►

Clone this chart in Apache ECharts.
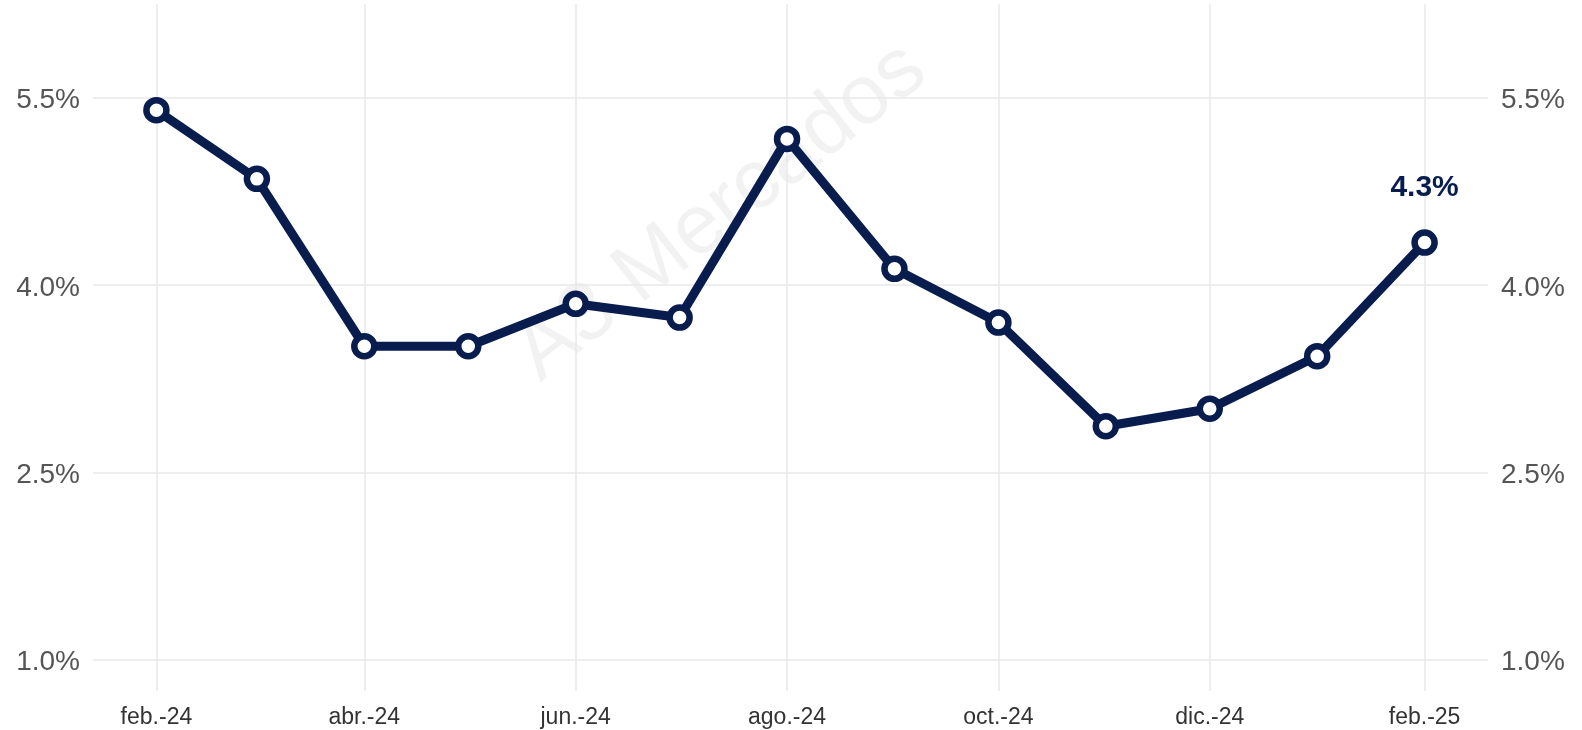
<!DOCTYPE html>
<html>
<head>
<meta charset="utf-8">
<script src="https://cdn.jsdelivr.net/npm/echarts@6/dist/echarts.min.js"></script>
<style>
  html, body { margin: 0; padding: 0; background: #fff; }
  #chart { width: 1582px; height: 730px; }
</style>
</head>
<body>
<div id="chart"></div>
<script>
// datos
const months = ['2024-02-01', '2024-03-01', '2024-04-01', '2024-05-01', '2024-06-01', '2024-07-01',
  '2024-08-01', '2024-09-01', '2024-10-01', '2024-11-01', '2024-12-01', '2025-01-01', '2025-02-01']
const values = [5.40, 4.85, 3.51, 3.51, 3.85, 3.74, 5.17, 4.13, 3.70, 2.87, 3.01, 3.43, 4.34]
const tickDates = ['2024-02-01', '2024-04-01', '2024-06-01', '2024-08-01', '2024-10-01', '2024-12-01', '2025-02-01']
const tickLabels = ['feb.-24', 'abr.-24', 'jun.-24', 'ago.-24', 'oct.-24', 'dic.-24', 'feb.-25']
const yTicks = [1.0, 2.5, 4.0, 5.5]

const navy = '#081c4e'
const gridColor = '#e8e8e8'
const labelColor = '#555555'
const font = '"Liberation Sans", Arial, sans-serif'

// fecha -> días desde 1970 (UTC), para un eje lineal en días
function day(s) {
  const p = s.split('-').map(Number)
  return Date.UTC(p[0], p[1] - 1, p[2]) / 86400000
}

const first = day(months[0])
const last = day(months[months.length - 1])
const pad = (last - first) * 0.05
const tickDays = tickDates.map(day)

const seriesData = months.map(function(m, i) {
  const item = { value: [day(m), values[i]] }
  if (i === months.length - 1) {
    item.label = {
      show: true,
      position: 'top',
      distance: 27,
      formatter: function(p) { return p.value[1].toFixed(1) + '%' },
      color: navy,
      fontWeight: 'bold',
      fontSize: 30,
      fontFamily: font
    }
  }
  return item
})

const chart = echarts.init(document.getElementById('chart'))

// eje y (se repite a la derecha)
function yAxis(pos) {
  return {
    type: 'value',
    position: pos,
    min: 0.75,
    max: 6.25,
    axisLine: { show: false },
    axisTick: { show: false, customValues: yTicks },
    axisLabel: {
      customValues: yTicks,
      margin: 13,
      color: labelColor,
      fontSize: 28,
      fontFamily: font,
      formatter: function(v) { return '{v|' + v.toFixed(1) + '%}' },
      rich: {
        v: { padding: [6, 0, 0, 0], color: labelColor, fontSize: 28, fontFamily: font }
      }
    },
    splitLine: { show: pos === 'left', lineStyle: { color: gridColor, width: 1.5 } }
  }
}

const option = {
  backgroundColor: '#fff',
  animation: false,
  grid: {
    left: 93,
    right: 94,
    top: 4,
    bottom: 39,
    containLabel: false,
    outerBoundsMode: 'none'
  },
  graphic: [{
    type: 'text',
    x: 721,
    y: 212,
    rotation: 38 * Math.PI / 180,
    z: -1,
    style: {
      text: 'A3 Mercados',
      fontSize: 84,
      fontFamily: font,
      fill: 'rgba(0,0,0,0.05)',
      align: 'center',
      verticalAlign: 'middle'
    }
  }],
  xAxis: {
    type: 'value',
    min: first - pad,
    max: last + pad,
    axisLine: { show: false },
    axisTick: { show: false, customValues: tickDays },
    axisLabel: {
      customValues: tickDays,
      margin: 15,
      color: '#333333',
      fontSize: 23,
      fontFamily: font,
      formatter: function(v) {
        const i = tickDays.indexOf(v)
        return i >= 0 ? tickLabels[i] : ''
      }
    },
    splitLine: { show: true, lineStyle: { color: gridColor, width: 1.5 } }
  },
  yAxis: [yAxis('left'), yAxis('right')],
  series: [{
    type: 'line',
    data: seriesData,
    symbol: 'circle',
    symbolSize: 20,
    lineStyle: { color: navy, width: 9 },
    itemStyle: { color: '#ffffff', borderColor: navy, borderWidth: 6.5 },
    label: { show: false },
    emphasis: { disabled: true },
    z: 3
  }]
}

chart.setOption(option)
</script>
</body>
</html>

◄

TASK INSTRUCTIONS — Omit the pictures and give the material again, exactly and in full.

TASK RESPONSE —
Clone this chart in Apache ECharts.
<!DOCTYPE html>
<html>
<head>
<meta charset="utf-8">
<script src="https://cdn.jsdelivr.net/npm/echarts@6/dist/echarts.min.js"></script>
<style>
  html, body { margin: 0; padding: 0; background: #fff; }
  #chart { width: 1582px; height: 730px; }
</style>
</head>
<body>
<div id="chart"></div>
<script>
// datos
const months = ['2024-02-01', '2024-03-01', '2024-04-01', '2024-05-01', '2024-06-01', '2024-07-01',
  '2024-08-01', '2024-09-01', '2024-10-01', '2024-11-01', '2024-12-01', '2025-01-01', '2025-02-01']
const values = [5.40, 4.85, 3.51, 3.51, 3.85, 3.74, 5.17, 4.13, 3.70, 2.87, 3.01, 3.43, 4.34]
const tickDates = ['2024-02-01', '2024-04-01', '2024-06-01', '2024-08-01', '2024-10-01', '2024-12-01', '2025-02-01']
const tickLabels = ['feb.-24', 'abr.-24', 'jun.-24', 'ago.-24', 'oct.-24', 'dic.-24', 'feb.-25']
const yTicks = [1.0, 2.5, 4.0, 5.5]

const navy = '#081c4e'
const gridColor = '#e8e8e8'
const labelColor = '#555555'
const font = '"Liberation Sans", Arial, sans-serif'

// fecha -> días desde 1970 (UTC), para un eje lineal en días
function day(s) {
  const p = s.split('-').map(Number)
  return Date.UTC(p[0], p[1] - 1, p[2]) / 86400000
}

const first = day(months[0])
const last = day(months[months.length - 1])
const pad = (last - first) * 0.05
const tickDays = tickDates.map(day)

const seriesData = months.map(function(m, i) {
  const item = { value: [day(m), values[i]] }
  if (i === months.length - 1) {
    item.label = {
      show: true,
      position: 'top',
      distance: 27,
      formatter: function(p) { return p.value[1].toFixed(1) + '%' },
      color: navy,
      fontWeight: 'bold',
      fontSize: 30,
      fontFamily: font
    }
  }
  return item
})

const chart = echarts.init(document.getElementById('chart'))

// eje y (se repite a la derecha)
function yAxis(pos) {
  return {
    type: 'value',
    position: pos,
    min: 0.75,
    max: 6.25,
    axisLine: { show: false },
    axisTick: { show: false, customValues: yTicks },
    axisLabel: {
      customValues: yTicks,
      margin: 13,
      color: labelColor,
      fontSize: 28,
      fontFamily: font,
      formatter: function(v) { return '{v|' + v.toFixed(1) + '%}' },
      rich: {
        v: { padding: [6, 0, 0, 0], color: labelColor, fontSize: 28, fontFamily: font }
      }
    },
    splitLine: { show: pos === 'left', lineStyle: { color: gridColor, width: 1.5 } }
  }
}

const option = {
  backgroundColor: '#fff',
  animation: false,
  grid: {
    left: 93,
    right: 94,
    top: 4,
    bottom: 39,
    containLabel: false,
    outerBoundsMode: 'none'
  },
  graphic: [{
    type: 'text',
    x: 721,
    y: 212,
    rotation: 38 * Math.PI / 180,
    z: -1,
    style: {
      text: 'A3 Mercados',
      fontSize: 84,
      fontFamily: font,
      fill: 'rgba(0,0,0,0.05)',
      align: 'center',
      verticalAlign: 'middle'
    }
  }],
  xAxis: {
    type: 'value',
    min: first - pad,
    max: last + pad,
    axisLine: { show: false },
    axisTick: { show: false, customValues: tickDays },
    axisLabel: {
      customValues: tickDays,
      margin: 15,
      color: '#333333',
      fontSize: 23,
      fontFamily: font,
      formatter: function(v) {
        const i = tickDays.indexOf(v)
        return i >= 0 ? tickLabels[i] : ''
      }
    },
    splitLine: { show: true, lineStyle: { color: gridColor, width: 1.5 } }
  },
  yAxis: [yAxis('left'), yAxis('right')],
  series: [{
    type: 'line',
    data: seriesData,
    symbol: 'circle',
    symbolSize: 20,
    lineStyle: { color: navy, width: 9 },
    itemStyle: { color: '#ffffff', borderColor: navy, borderWidth: 6.5 },
    label: { show: false },
    emphasis: { disabled: true },
    z: 3
  }]
}

chart.setOption(option)
</script>
</body>
</html>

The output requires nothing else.